→ THE EXERCISE
Leave out the pictures and repeat the data exactly.

→ RECORDED DATA
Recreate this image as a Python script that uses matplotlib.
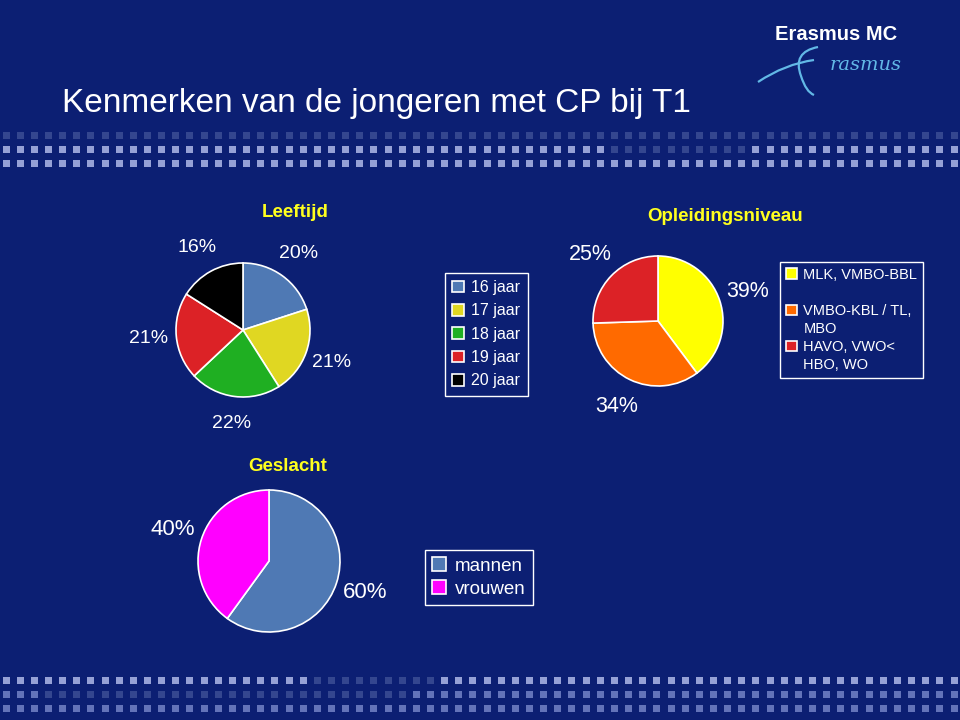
import matplotlib
matplotlib.use("Agg")
import matplotlib.pyplot as plt
from matplotlib.patches import Rectangle, Patch, PathPatch
from matplotlib.path import Path

W, H = 960, 720
BG = '#0c1f73'
LIGHT_BLUE = '#62b8e6'

# data
title = "Kenmerken van de jongeren met CP bij T1"

age_labels = ['16 jaar', '17 jaar', '18 jaar', '19 jaar', '20 jaar']
age_values = [20, 21, 22, 21, 16]
age_colors = ['#4f79b4', '#e0d722', '#1faf22', '#dc2226', '#000000']

edu_labels = ['MLK, VMBO-BBL', 'VMBO-KBL / TL,\nMBO', 'HAVO, VWO<\nHBO, WO']
edu_values = [39, 34, 25]
edu_colors = ['#ffff00', '#ff6a00', '#dc2226']

sex_labels = ['mannen', 'vrouwen']
sex_values = [60, 40]
sex_colors = ['#4f79b4', '#ff00ff']

plt.rcParams['font.family'] = ['Liberation Sans', 'DejaVu Sans']

fig = plt.figure(figsize=(9.6, 7.2), dpi=100, facecolor=BG)
bg = fig.add_axes([0, 0, 1, 1])
bg.set_xlim(0, W)
bg.set_ylim(H, 0)
bg.axis('off')
bg.set_facecolor(BG)

# decorative rows of squares (slide template)
BRIGHT, MED, DIM = '#96a1d6', '#6373b9', '#34468f'


def square_row(y, colour_at):
    x = 2.5
    while x < W:
        bg.add_patch(Rectangle((x, y), 7, 7, facecolor=colour_at(x), edgecolor='none'))
        x += 14.15


square_row(131.5, lambda x: DIM)
square_row(146, lambda x: DIM if 598 < x < 742 else BRIGHT)
square_row(160, lambda x: BRIGHT)
square_row(677, lambda x: DIM if 312 < x < 427 else BRIGHT)
square_row(690.5, lambda x: MED if x < 40 else (DIM if x < 412 else MED))
square_row(704.5, lambda x: MED)

# logo
bg.text(836, 40, "Erasmus MC", ha='center', va='baseline', fontsize=14.5,
        weight='bold', color='white', family=['Liberation Sans Narrow', 'Liberation Sans'])
swoosh = Path([(758, 82), (785, 64), (814, 60)], [Path.MOVETO, Path.CURVE3, Path.CURVE3])
c_shape = Path([(818, 47), (792, 52), (801, 76), (806, 92), (814, 95)],
               [Path.MOVETO, Path.CURVE3, Path.CURVE3, Path.CURVE3, Path.CURVE3])
for p in (swoosh, c_shape):
    bg.add_patch(PathPatch(p, facecolor='none', edgecolor=LIGHT_BLUE, lw=1.6))
bg.text(866, 70, "rasmus", ha='center', va='baseline', fontsize=14,
        style='italic', family='DejaVu Serif', color=LIGHT_BLUE)

# title
bg.text(62, 112, title, ha='left', va='baseline', fontsize=24, color='white')


def pie_ax(cx, cy, r, pad=1.8):
    ax = fig.add_axes([(cx - pad * r) / W, 1 - (cy + pad * r) / H,
                       2 * pad * r / W, 2 * pad * r / H])
    return ax, pad


def draw_pie(cx, cy, r, values, colors, dist, size):
    ax, pad = pie_ax(cx, cy, r)
    total = sum(values)
    wedges, texts, autotexts = ax.pie(
        values, colors=colors, startangle=90, counterclock=False,
        autopct=lambda p: f"{round(p * total / 100)}%", pctdistance=dist,
        wedgeprops=dict(edgecolor='white', linewidth=1.2),
        textprops=dict(color='white', fontsize=size))
    ax.set_xlim(-pad, pad)
    ax.set_ylim(-pad, pad)
    ax.axis('off')
    return wedges


def fx(x):
    return x / W


def fy(y):
    return 1 - y / H


legend_style = dict(loc='upper left', borderaxespad=0, fancybox=False, framealpha=1,
                    facecolor=BG, edgecolor='white', labelcolor='white',
                    handlelength=0.75, handleheight=0.75, handletextpad=0.45)

# Leeftijd
bg.text(295, 217, "Leeftijd", ha='center', va='baseline', fontsize=13.5,
        weight='bold', color='#ffff1e')
w_age = draw_pie(243, 330, 67, age_values, age_colors, 1.41, 14)
leg = fig.legend(w_age, age_labels, bbox_to_anchor=(fx(445), fy(273)), fontsize=11.5,
                 labelspacing=0.52, borderpad=0.45, **legend_style)
leg.get_frame().set_linewidth(1)

# Opleidingsniveau
bg.text(725, 221, "Opleidingsniveau", ha='center', va='baseline', fontsize=13.5,
        weight='bold', color='#ffff1e')
w_edu = draw_pie(658, 321, 65, edu_values, edu_colors, 1.46, 15.5)
blank = Patch(facecolor='none', edgecolor='none')
rows_h, rows_l = [], []
for wdg, lab in zip(w_edu, edu_labels):
    parts = lab.split('\n')
    if len(parts) == 1:
        parts.append('')
    rows_h.append(wdg)
    rows_l.append(parts[0])
    for extra in parts[1:]:
        rows_h.append(blank)
        rows_l.append(extra)
leg = fig.legend(rows_h, rows_l, bbox_to_anchor=(fx(780), fy(262)), fontsize=10.5,
                 labelspacing=0.28, borderpad=0.4, **legend_style)
leg.get_frame().set_linewidth(1)

# Geslacht
bg.text(288, 471, "Geslacht", ha='center', va='baseline', fontsize=13.5,
        weight='bold', color='#ffff1e')
w_sex = draw_pie(269, 561, 71, sex_values, sex_colors, 1.42, 16)
leg = fig.legend(w_sex, sex_labels, bbox_to_anchor=(fx(425), fy(550)), fontsize=13.5,
                 labelspacing=0.3, borderpad=0.38, **legend_style)
leg.get_frame().set_linewidth(1)

fig.savefig('out.png', dpi=100, facecolor=BG)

→ EXERCISE SOLUTION
Recreate this image as a Python script that uses matplotlib.
import matplotlib
matplotlib.use("Agg")
import matplotlib.pyplot as plt
from matplotlib.patches import Rectangle, Patch, PathPatch
from matplotlib.path import Path

W, H = 960, 720
BG = '#0c1f73'
LIGHT_BLUE = '#62b8e6'

# data
title = "Kenmerken van de jongeren met CP bij T1"

age_labels = ['16 jaar', '17 jaar', '18 jaar', '19 jaar', '20 jaar']
age_values = [20, 21, 22, 21, 16]
age_colors = ['#4f79b4', '#e0d722', '#1faf22', '#dc2226', '#000000']

edu_labels = ['MLK, VMBO-BBL', 'VMBO-KBL / TL,\nMBO', 'HAVO, VWO<\nHBO, WO']
edu_values = [39, 34, 25]
edu_colors = ['#ffff00', '#ff6a00', '#dc2226']

sex_labels = ['mannen', 'vrouwen']
sex_values = [60, 40]
sex_colors = ['#4f79b4', '#ff00ff']

plt.rcParams['font.family'] = ['Liberation Sans', 'DejaVu Sans']

fig = plt.figure(figsize=(9.6, 7.2), dpi=100, facecolor=BG)
bg = fig.add_axes([0, 0, 1, 1])
bg.set_xlim(0, W)
bg.set_ylim(H, 0)
bg.axis('off')
bg.set_facecolor(BG)

# decorative rows of squares (slide template)
BRIGHT, MED, DIM = '#96a1d6', '#6373b9', '#34468f'


def square_row(y, colour_at):
    x = 2.5
    while x < W:
        bg.add_patch(Rectangle((x, y), 7, 7, facecolor=colour_at(x), edgecolor='none'))
        x += 14.15


square_row(131.5, lambda x: DIM)
square_row(146, lambda x: DIM if 598 < x < 742 else BRIGHT)
square_row(160, lambda x: BRIGHT)
square_row(677, lambda x: DIM if 312 < x < 427 else BRIGHT)
square_row(690.5, lambda x: MED if x < 40 else (DIM if x < 412 else MED))
square_row(704.5, lambda x: MED)

# logo
bg.text(836, 40, "Erasmus MC", ha='center', va='baseline', fontsize=14.5,
        weight='bold', color='white', family=['Liberation Sans Narrow', 'Liberation Sans'])
swoosh = Path([(758, 82), (785, 64), (814, 60)], [Path.MOVETO, Path.CURVE3, Path.CURVE3])
c_shape = Path([(818, 47), (792, 52), (801, 76), (806, 92), (814, 95)],
               [Path.MOVETO, Path.CURVE3, Path.CURVE3, Path.CURVE3, Path.CURVE3])
for p in (swoosh, c_shape):
    bg.add_patch(PathPatch(p, facecolor='none', edgecolor=LIGHT_BLUE, lw=1.6))
bg.text(866, 70, "rasmus", ha='center', va='baseline', fontsize=14,
        style='italic', family='DejaVu Serif', color=LIGHT_BLUE)

# title
bg.text(62, 112, title, ha='left', va='baseline', fontsize=24, color='white')


def pie_ax(cx, cy, r, pad=1.8):
    ax = fig.add_axes([(cx - pad * r) / W, 1 - (cy + pad * r) / H,
                       2 * pad * r / W, 2 * pad * r / H])
    return ax, pad


def draw_pie(cx, cy, r, values, colors, dist, size):
    ax, pad = pie_ax(cx, cy, r)
    total = sum(values)
    wedges, texts, autotexts = ax.pie(
        values, colors=colors, startangle=90, counterclock=False,
        autopct=lambda p: f"{round(p * total / 100)}%", pctdistance=dist,
        wedgeprops=dict(edgecolor='white', linewidth=1.2),
        textprops=dict(color='white', fontsize=size))
    ax.set_xlim(-pad, pad)
    ax.set_ylim(-pad, pad)
    ax.axis('off')
    return wedges


def fx(x):
    return x / W


def fy(y):
    return 1 - y / H


legend_style = dict(loc='upper left', borderaxespad=0, fancybox=False, framealpha=1,
                    facecolor=BG, edgecolor='white', labelcolor='white',
                    handlelength=0.75, handleheight=0.75, handletextpad=0.45)

# Leeftijd
bg.text(295, 217, "Leeftijd", ha='center', va='baseline', fontsize=13.5,
        weight='bold', color='#ffff1e')
w_age = draw_pie(243, 330, 67, age_values, age_colors, 1.41, 14)
leg = fig.legend(w_age, age_labels, bbox_to_anchor=(fx(445), fy(273)), fontsize=11.5,
                 labelspacing=0.52, borderpad=0.45, **legend_style)
leg.get_frame().set_linewidth(1)

# Opleidingsniveau
bg.text(725, 221, "Opleidingsniveau", ha='center', va='baseline', fontsize=13.5,
        weight='bold', color='#ffff1e')
w_edu = draw_pie(658, 321, 65, edu_values, edu_colors, 1.46, 15.5)
blank = Patch(facecolor='none', edgecolor='none')
rows_h, rows_l = [], []
for wdg, lab in zip(w_edu, edu_labels):
    parts = lab.split('\n')
    if len(parts) == 1:
        parts.append('')
    rows_h.append(wdg)
    rows_l.append(parts[0])
    for extra in parts[1:]:
        rows_h.append(blank)
        rows_l.append(extra)
leg = fig.legend(rows_h, rows_l, bbox_to_anchor=(fx(780), fy(262)), fontsize=10.5,
                 labelspacing=0.28, borderpad=0.4, **legend_style)
leg.get_frame().set_linewidth(1)

# Geslacht
bg.text(288, 471, "Geslacht", ha='center', va='baseline', fontsize=13.5,
        weight='bold', color='#ffff1e')
w_sex = draw_pie(269, 561, 71, sex_values, sex_colors, 1.42, 16)
leg = fig.legend(w_sex, sex_labels, bbox_to_anchor=(fx(425), fy(550)), fontsize=13.5,
                 labelspacing=0.3, borderpad=0.38, **legend_style)
leg.get_frame().set_linewidth(1)

fig.savefig('out.png', dpi=100, facecolor=BG)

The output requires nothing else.